I hate teen sitcoms on TV. Loathe. Despise.
It’s not the über-stylish wardrobes and blemish-free faces. It’s not the vanilla witticisms that come out of their mouths, each sentence punctuated by laugh tracks. It’s the environment in which they live. The kids’ rooms. The family car. The family meals.
Not one shred of it resembles real life — or at least not real life in my house. My house is not even remotely aspirational. For example, this is the threshold of my 14-year-old’s closet. Shoes. I think they’re waiting for an engraved invitation to enter. I wanted you to keep your lunch in your stomach, so I cleaned up the empty water bottles, wrappers and empty freezer meals strewn around the shoes like burnt offerings.

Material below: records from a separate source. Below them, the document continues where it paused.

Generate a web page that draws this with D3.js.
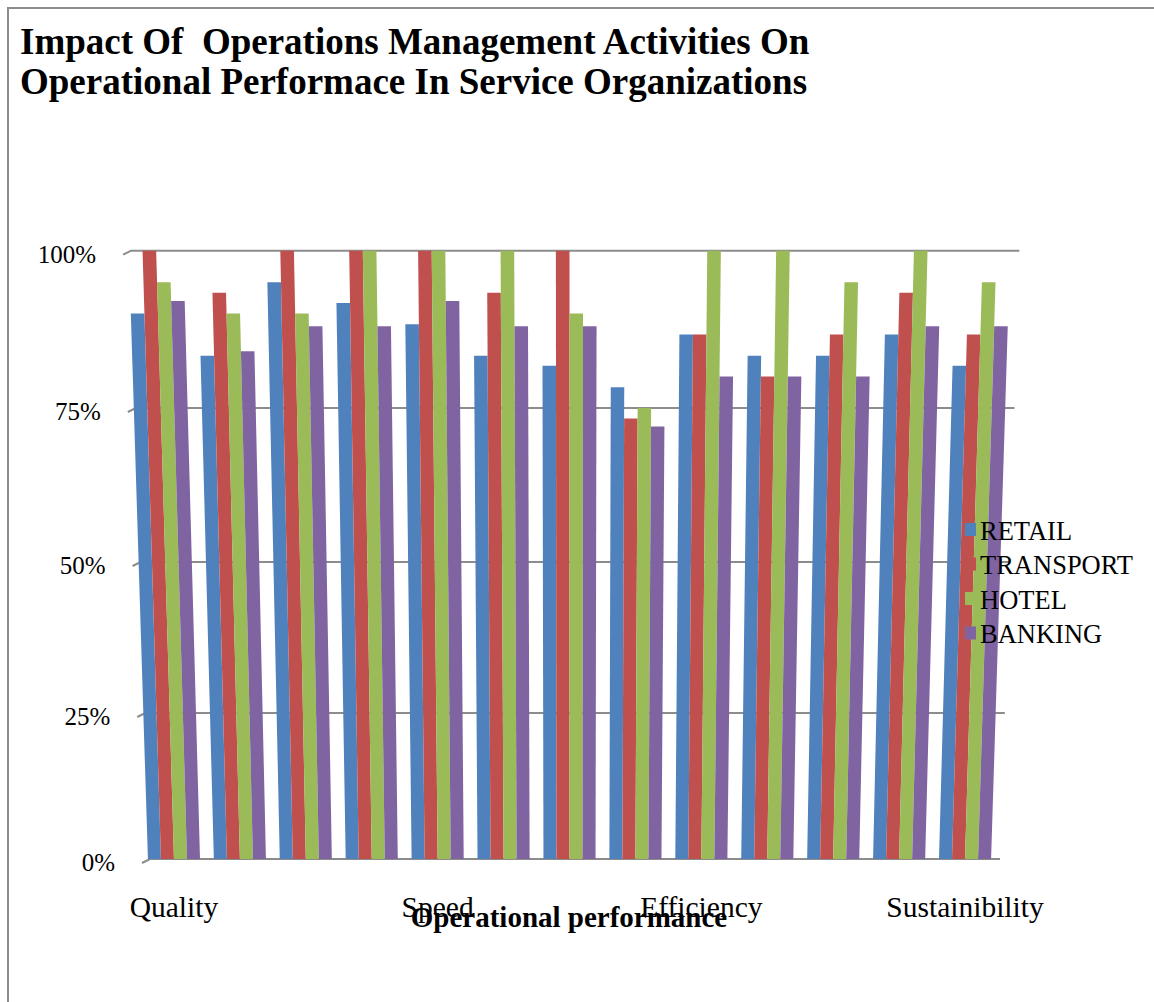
<!DOCTYPE html>
<html><head><meta charset="utf-8">
<script src="https://cdn.jsdelivr.net/npm/d3@7"></script>
<style>body{margin:0;background:#fff}svg{display:block}</style>
</head><body>
<svg id="chart" width="1154" height="1002"></svg>
<script>
// ---- data ----
const titleLines = ["Impact Of  Operations Management Activities On", "Operational Performace In Service Organizations"];
const categoryLabels = ["Quality","","","","Speed","","","","Efficiency","","","","Sustainibility"];
const seriesNames = ["RETAIL","TRANSPORT","HOTEL","BANKING"];
const retail    = [90, 83.3, 95, 91.7, 88.3, 83.3, 81.7, 78.3, 86.7, 83.3, 83.3, 86.7, 81.7];
const transport = [100, 93.3, 100, 100, 100, 93.3, 100, 73.3, 86.7, 80, 86.7, 93.3, 86.7];
const hotel     = [95, 90, 90, 100, 100, 100, 90, 75, 100, 100, 95, 100, 95];
const banking   = [92, 84, 88, 88, 92, 88, 88, 72, 80, 80, 80, 88, 88];
const yTicks = [0, 25, 50, 75, 100];
const xTitle = "Operational performance";
const seriesColors = ["#4F81BD", "#C0504D", "#9BBB59", "#8064A2"];

const seriesValues = [retail, transport, hotel, banking];
const svg = d3.select("#chart");
const serif = "'Liberation Serif','Times New Roman',serif";

// frame
svg.append("rect").attr("x", 8).attr("y", 8).attr("width", 1200).attr("height", 1100)
  .attr("fill", "none").attr("stroke", "#8c8c8c").attr("stroke-width", 2);

// title
svg.append("g").selectAll("text").data(titleLines).join("text")
  .attr("x", 20).attr("y", (d, i) => 54 + i * 40)
  .attr("font-family", serif).attr("font-weight", "bold").attr("font-size", 37)
  .style("white-space", "pre").text(d => d);

// scales
const x = d3.scaleBand().domain(d3.range(categoryLabels.length)).range([141, 998])
  .paddingInner(0.21).paddingOuter(0.105);
const xs = d3.scaleBand().domain(seriesNames).range([0, x.bandwidth()]);
const y = d3.scaleLinear().domain(yTicks).range([859, 713, 562, 408, 250.7]);
const depth = d3.scaleLinear().domain([0, 100]).range([1, 1.045]);
const cx = 570;
const project = (xb, v) => [cx + (xb - cx) * depth(v), y(v)];

// gridlines
const gx0 = 150, gx1 = 1000;
const grid = svg.append("g");
grid.selectAll("path").data(yTicks).join("path")
  .attr("d", v => {
    const a = project(gx0, v), b = project(gx1, v);
    return d3.line()([[a[0] - 8, a[1] + 4], a, b]);
  })
  .attr("fill", "none").attr("stroke", "#8c8c8c").attr("stroke-width", 2);

// y tick labels
svg.append("g").selectAll("text").data(yTicks).join("text")
  .attr("x", v => project(gx0, v)[0] - 35)
  .attr("y", v => y(v) + 12)
  .attr("text-anchor", "end")
  .attr("font-family", serif).attr("font-size", 25)
  .text(v => v + "%");

// bars
const bars = svg.append("g");
seriesValues.forEach((vals, si) => {
  bars.append("g").selectAll("polygon").data(vals).join("polygon")
    .attr("points", (v, i) => {
      const x0 = x(i) + xs(seriesNames[si]), x1 = x0 + xs.bandwidth();
      return [project(x0, 0), project(x1, 0), project(x1, v), project(x0, v)].map(p => p.join(",")).join(" ");
    })
    .attr("fill", seriesColors[si]);
});

// category labels
svg.append("g").selectAll("text").data(categoryLabels).join("text")
  .attr("x", (d, i) => x(i) + x.bandwidth() / 2)
  .attr("y", 917)
  .attr("text-anchor", "middle")
  .attr("font-family", serif).attr("font-size", 29.5)
  .text(d => d);

// axis title
svg.append("text").attr("x", 569).attr("y", 927).attr("text-anchor", "middle")
  .attr("font-family", serif).attr("font-weight", "bold").attr("font-size", 29)
  .text(xTitle);

// legend
const legend = svg.append("g").selectAll("g").data(seriesNames).join("g")
  .attr("transform", (d, i) => `translate(965, ${523 + i * 34.5})`);
legend.append("rect").attr("width", 11).attr("height", 13).attr("fill", (d, i) => seriesColors[i]);
legend.append("text").attr("x", 15).attr("y", 16.5)
  .attr("font-family", serif).attr("font-size", 26.5).text(d => d);
</script>
</body></html>
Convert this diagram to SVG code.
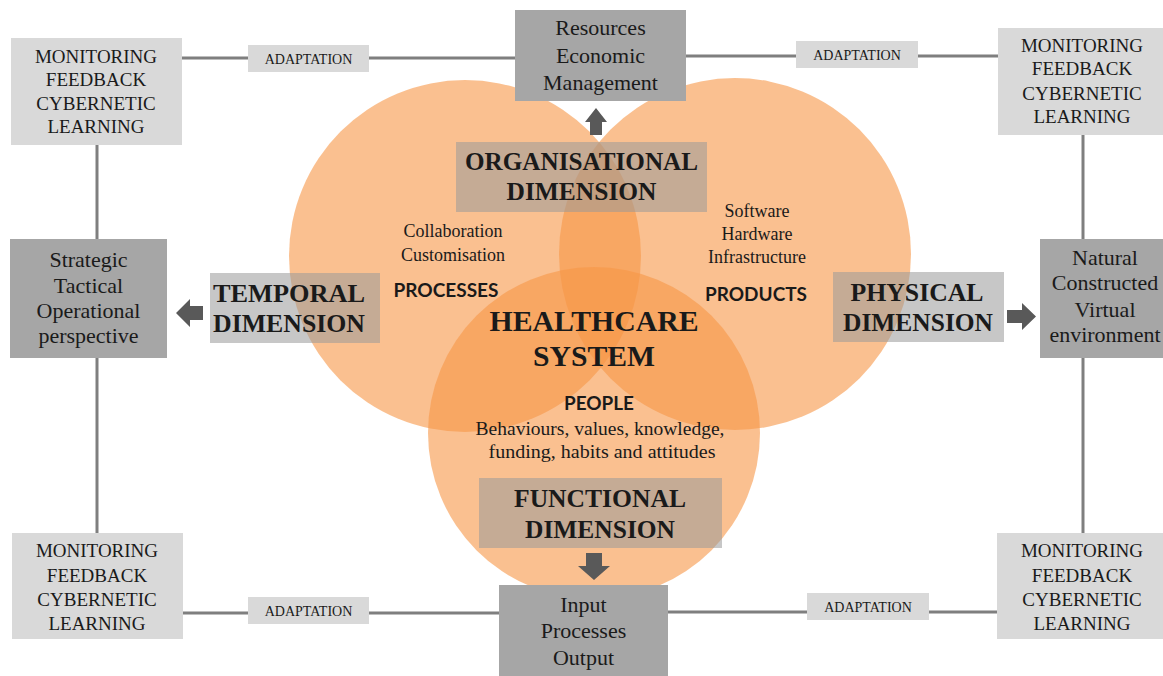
<svg xmlns="http://www.w3.org/2000/svg" width="1163" height="676" viewBox="0 0 1163 676">
<style>
.lt{fill:#d9d9d9}
.dk{fill:#a6a6a6}
.dim{fill:#999999;fill-opacity:0.55}
.circ{fill:#f79646;fill-opacity:0.6}
.ln{stroke:#7f7f7f;stroke-width:3;fill:none}
.arr{fill:#595959}
.s{font-family:"Liberation Serif","Times New Roman",serif;fill:#1a1a1a;text-anchor:middle}
.m{font-size:19px}
.a{font-size:14px}
.b{font-size:22px}
.d{font-size:26px;font-weight:bold}
.h{font-size:29px;font-weight:bold}
.t{font-size:18px}
.k{font-family:Lato,"Open Sans","Liberation Sans",sans-serif;font-weight:bold;font-size:18px;fill:#1a1a1a;text-anchor:middle}
</style>
<g id="circles">
<circle class="circ" cx="465" cy="256" r="176"/>
<circle class="circ" cx="735" cy="254" r="176"/>
<circle class="circ" cx="594" cy="433" r="166"/>
</g>
<g id="connectors">
<line class="ln" x1="182" y1="58" x2="248" y2="58"/>
<line class="ln" x1="369" y1="58" x2="515" y2="58"/>
<line class="ln" x1="686" y1="56" x2="796" y2="56"/>
<line class="ln" x1="918" y1="56" x2="998" y2="56"/>
<line class="ln" x1="97" y1="145" x2="97" y2="239"/>
<line class="ln" x1="97" y1="358" x2="97" y2="533"/>
<line class="ln" x1="1083" y1="135" x2="1083" y2="239"/>
<line class="ln" x1="1083" y1="358" x2="1083" y2="533"/>
<line class="ln" x1="183" y1="613" x2="248" y2="613"/>
<line class="ln" x1="369" y1="613" x2="499" y2="613"/>
<line class="ln" x1="668" y1="612" x2="807" y2="612"/>
<line class="ln" x1="929" y1="612" x2="997" y2="612"/>
<polygon class="arr" points="596,108 607,122 602,122 602,135 590,135 590,122 585,122"/>
<polygon class="arr" points="176,313 190,299 190,306 203,306 203,320 190,320 190,327"/>
<polygon class="arr" points="1036,316.5 1022,303 1022,310 1007,310 1007,323 1022,323 1022,330"/>
<polygon class="arr" points="594,580 610,566 602,566 602,553 586,553 586,566 578,566"/>
</g>
<g id="mon-tl">
<rect class="lt" x="11" y="38" width="171" height="107"/>
<text class="s m" x="96" y="63">MONITORING</text>
<text class="s m" x="96" y="86">FEEDBACK</text>
<text class="s m" x="96" y="110">CYBERNETIC</text>
<text class="s m" x="96" y="133">LEARNING</text>
</g>
<g id="mon-tr">
<rect class="lt" x="998" y="28" width="170" height="107"/>
<text class="s m" x="1082" y="52">MONITORING</text>
<text class="s m" x="1082" y="75">FEEDBACK</text>
<text class="s m" x="1082" y="100">CYBERNETIC</text>
<text class="s m" x="1082" y="123">LEARNING</text>
</g>
<g id="mon-bl">
<rect class="lt" x="12" y="533" width="171" height="106"/>
<text class="s m" x="97" y="557">MONITORING</text>
<text class="s m" x="97" y="582">FEEDBACK</text>
<text class="s m" x="97" y="606">CYBERNETIC</text>
<text class="s m" x="97" y="630">LEARNING</text>
</g>
<g id="mon-br">
<rect class="lt" x="997" y="533" width="171" height="106"/>
<text class="s m" x="1082" y="557">MONITORING</text>
<text class="s m" x="1082" y="582">FEEDBACK</text>
<text class="s m" x="1082" y="606">CYBERNETIC</text>
<text class="s m" x="1082" y="630">LEARNING</text>
</g>
<g id="adapt-tl">
<rect class="lt" x="248" y="45" width="121" height="27"/>
<text class="s a" x="308.5" y="63.5">ADAPTATION</text>
</g>
<g id="adapt-tr">
<rect class="lt" x="796" y="41" width="122" height="27"/>
<text class="s a" x="857" y="60">ADAPTATION</text>
</g>
<g id="adapt-bl">
<rect class="lt" x="248" y="597" width="121" height="27"/>
<text class="s a" x="308.5" y="616">ADAPTATION</text>
</g>
<g id="adapt-br">
<rect class="lt" x="807" y="593" width="122" height="27"/>
<text class="s a" x="868" y="612">ADAPTATION</text>
</g>
<g id="resources">
<rect class="dk" x="515" y="10" width="171" height="91"/>
<text class="s b" x="600.5" y="35">Resources</text>
<text class="s b" x="600.5" y="63">Economic</text>
<text class="s b" x="600.5" y="90">Management</text>
</g>
<g id="strategic">
<rect class="dk" x="10" y="239" width="157" height="119"/>
<text class="s b" x="88.5" y="267">Strategic</text>
<text class="s b" x="88.5" y="293">Tactical</text>
<text class="s b" x="88.5" y="318">Operational</text>
<text class="s b" x="88.5" y="343">perspective</text>
</g>
<g id="natural">
<rect class="dk" x="1040" y="239" width="130" height="119"/>
<text class="s b" x="1105" y="265">Natural</text>
<text class="s b" x="1105" y="290">Constructed</text>
<text class="s b" x="1105" y="317">Virtual</text>
<text class="s b" x="1105" y="342">environment</text>
</g>
<g id="input">
<rect class="dk" x="499" y="585" width="169" height="95"/>
<text class="s b" x="583.5" y="612">Input</text>
<text class="s b" x="583.5" y="638">Processes</text>
<text class="s b" x="583.5" y="665">Output</text>
</g>
<g id="organisational">
<rect class="dim" x="456" y="142" width="251" height="70"/>
<text class="s d" x="581.5" y="170" textLength="233" lengthAdjust="spacingAndGlyphs">ORGANISATIONAL</text>
<text class="s d" x="581.5" y="200" textLength="150" lengthAdjust="spacingAndGlyphs">DIMENSION</text>
</g>
<g id="temporal">
<rect class="dim" x="210" y="273" width="170" height="70"/>
<text class="s d" x="289" y="302" textLength="152" lengthAdjust="spacingAndGlyphs">TEMPORAL</text>
<text class="s d" x="289" y="332" textLength="152" lengthAdjust="spacingAndGlyphs">DIMENSION</text>
</g>
<g id="physical">
<rect class="dim" x="833" y="272" width="171" height="70"/>
<text class="s d" x="917" y="301" textLength="133" lengthAdjust="spacingAndGlyphs">PHYSICAL</text>
<text class="s d" x="918" y="331" textLength="150" lengthAdjust="spacingAndGlyphs">DIMENSION</text>
</g>
<g id="functional">
<rect class="dim" x="479" y="478" width="243" height="70"/>
<text class="s d" x="600" y="507" textLength="172" lengthAdjust="spacingAndGlyphs">FUNCTIONAL</text>
<text class="s d" x="600" y="538" textLength="150" lengthAdjust="spacingAndGlyphs">DIMENSION</text>
</g>
<g id="processes">
<text class="s t" x="453" y="237">Collaboration</text>
<text class="s t" x="453" y="261">Customisation</text>
<text class="k" x="446" y="297" textLength="105" lengthAdjust="spacingAndGlyphs">PROCESSES</text>
</g>
<g id="products">
<text class="s t" x="757" y="217">Software</text>
<text class="s t" x="757" y="240">Hardware</text>
<text class="s t" x="757" y="263">Infrastructure</text>
<text class="k" x="756" y="301" textLength="102" lengthAdjust="spacingAndGlyphs">PRODUCTS</text>
</g>
<g id="healthcare">
<text class="s h" x="594" y="331" textLength="209" lengthAdjust="spacingAndGlyphs">HEALTHCARE</text>
<text class="s h" x="594" y="366" textLength="122" lengthAdjust="spacingAndGlyphs">SYSTEM</text>
</g>
<g id="people">
<text class="k" x="599" y="410" textLength="70" lengthAdjust="spacingAndGlyphs">PEOPLE</text>
<text class="s t" x="600" y="435" textLength="249" lengthAdjust="spacingAndGlyphs">Behaviours, values, knowledge,</text>
<text class="s t" x="602" y="458" textLength="227" lengthAdjust="spacingAndGlyphs">funding, habits and attitudes</text>
</g>
</svg>
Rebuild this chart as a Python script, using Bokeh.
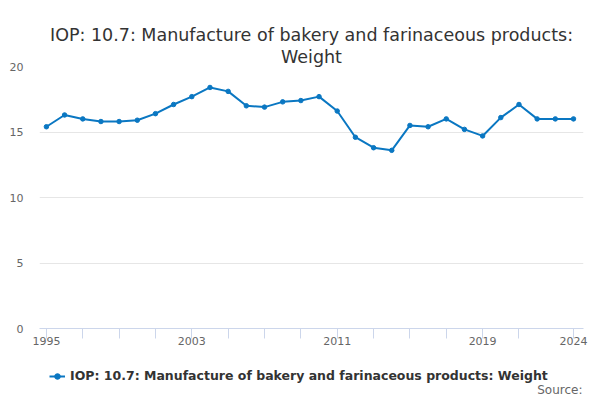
from bokeh.plotting import figure
from bokeh.models import FixedTicker, Legend, LegendItem, Title, Range1d, Label
from bokeh.layouts import column
from bokeh.embed import file_html
from bokeh.resources import INLINE

years = list(range(1995, 2025))
values = [15.4, 16.3, 16.0, 15.8, 15.8, 15.9, 16.4, 17.1, 17.7, 18.4,
          18.1, 17.0, 16.9, 17.3, 17.4, 17.7, 16.6, 14.6, 13.8, 13.6,
          15.5, 15.4, 16.0, 15.2, 14.7, 16.1, 17.1, 16.0, 16.0, 16.0]
x_ticks = [1995, 1997, 1999, 2001, 2003, 2005, 2007, 2009, 2011, 2013,
           2015, 2017, 2019, 2021, 2024]
x_labels = ["1995", "2003", "2011", "2019", "2024"]
y_ticks = [0, 5, 10, 15, 20]
title_line1 = "IOP: 10.7: Manufacture of bakery and farinaceous products:"
title_line2 = "Weight"
series_name = "IOP: 10.7: Manufacture of bakery and farinaceous products: Weight"
source_text = "Source:"

FONT = "DejaVu Sans"
COLOR = "#0a77c2"
W = 598
H1 = 347
H2 = 51

p = figure(width=W, height=H1, output_backend="svg", toolbar_location=None,
           x_range=Range1d(1994.62, 2024.55), y_range=Range1d(0, 20),
           min_border_left=39, min_border_right=15, min_border_top=66,
           min_border_bottom=0)

p.title.text = title_line1
p.title.align = "center"
p.title.text_font = FONT
p.title.text_font_size = "17.5px"
p.title.text_font_style = "normal"
p.title.text_color = "#333333"
p.title.standoff = 0

t2 = Title(text=title_line2, align="center", text_font=FONT,
           text_font_size="17.5px", text_font_style="normal",
           text_color="#333333", standoff=0)
p.add_layout(t2, "above")
spacer = Title(text="", text_font_size="1px", standoff=16)
p.add_layout(spacer, "above")

p.outline_line_color = None
p.background_fill_color = "white"
p.border_fill_color = "white"

# x axis
p.xaxis.ticker = FixedTicker(ticks=x_ticks)
p.xaxis.major_label_overrides = {t: (str(t) if str(t) in x_labels else "") for t in x_ticks}
p.xaxis.axis_line_color = "#ccd6eb"
p.xaxis.major_tick_line_color = "#ccd6eb"
p.xaxis.major_tick_out = 10
p.xaxis.major_tick_in = 0
p.xaxis.minor_tick_line_color = None
p.xaxis.major_label_text_font = FONT
p.xaxis.major_label_text_font_size = "11px"
p.xaxis.major_label_text_color = "#666666"
p.xaxis.major_label_standoff = -2
p.xgrid.grid_line_color = None

# y axis
p.yaxis.ticker = FixedTicker(ticks=y_ticks)
p.yaxis.axis_line_color = None
p.yaxis.major_tick_line_color = None
p.yaxis.minor_tick_line_color = None
p.yaxis.major_tick_out = 0
p.yaxis.major_label_text_font = FONT
p.yaxis.major_label_text_font_size = "11px"
p.yaxis.major_label_text_color = "#666666"
p.yaxis.major_label_standoff = 16
p.ygrid.grid_line_color = "#e6e6e6"
p.ygrid.ticker = FixedTicker(ticks=y_ticks)

p.line(years, values, line_color=COLOR, line_width=2)
p.scatter(years, values, size=4.5, fill_color=COLOR, line_color=COLOR)

# legend / source strip below the chart (series drawn outside its ranges,
# only its legend entry shows); its frame is aligned with the chart's frame
FW = 544
p2 = figure(width=W, height=H2, output_backend="svg", toolbar_location=None,
            x_range=Range1d(0, FW), y_range=Range1d(0, H2),
            x_axis_location=None, y_axis_location=None, min_border=0)
p2.grid.visible = False
p2.outline_line_color = None
p2.border_fill_color = "white"
lg_line = p2.line(years, values, line_color=COLOR, line_width=2)
lg_pts = p2.scatter(years, values, size=4.5, fill_color=COLOR, line_color=COLOR)
legend = Legend(items=[LegendItem(label=series_name, renderers=[lg_line, lg_pts])],
                orientation="horizontal", location=(10, 15),
                label_text_font=FONT, label_text_font_size="12.5px",
                label_text_font_style="bold", label_text_color="#333333",
                border_line_color=None, background_fill_alpha=0,
                glyph_width=16, glyph_height=14, label_standoff=5,
                padding=2, margin=0, spacing=0)
p2.add_layout(legend, "center")
src = Label(x=FW - 1, y=2, text=source_text, text_align="right",
            text_baseline="bottom", text_font=FONT, text_font_size="12px",
            text_color="#666666")
p2.add_layout(src)

layout = column(p, p2, spacing=0)
open("out.html", "w").write(file_html(layout, INLINE))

These are the remnants of the same meals I carefully spent all day cooking, portioning and labeling on Sunday, feeling smugly like Donna Reed for a half-second. Sometimes, I dream I see a beaming face before me, a voice chirping, “Gee, thanks, Mom!” as he takes his dish to the sink. That was probably just the TV.
My son just started high school, where the first class begins at 7:05 — yes, that’s a.m. The car line is hours long, so we have to get up and out the door by 6:15. More often than not, 6:14 is usually the time I finally scream him into wakefulness.
Put him on the bright yellow school bus of TV shows immemorial, you say? It doesn’t look yellow at 6:16 a.m., so we might have missed it. The result is I cook him breakfast, and he eats it in the car as I run red lights to get to school on time. By the time I get home from work at 6:30 p.m., I have long forgotten the dirty breakfast bowls on the back seat floor — sometimes for days. The brown stuff is steak gravy, and the orange stuff is pumpkin pie — I think.
TV moms would never do that. TV teens would never eat steak and pie for breakfast, either. They would eat cereal from a generic box propped on the immaculate table in a sunlit kitchen, all freshly scrubbed family members gathered cheerily ’round. We do nothing of the kind.
Every so often, I tend to lose it like Mommie Dearest and yell, “Cook your own food!” And he does. Sometimes I recognize it. This wasn’t one of those times.
I hate teenage TV shows because their stories have a beginning, a middle and a tightly-knit end. Our life, on the other hand, just can’t be broken down into half-hour chunks. Forgotten homework kills that one nicely. And our laugh tracks? They are him, laughing haughtily at me for stuff like this.
We will never be a TV family, unless it’s a late-breaking story.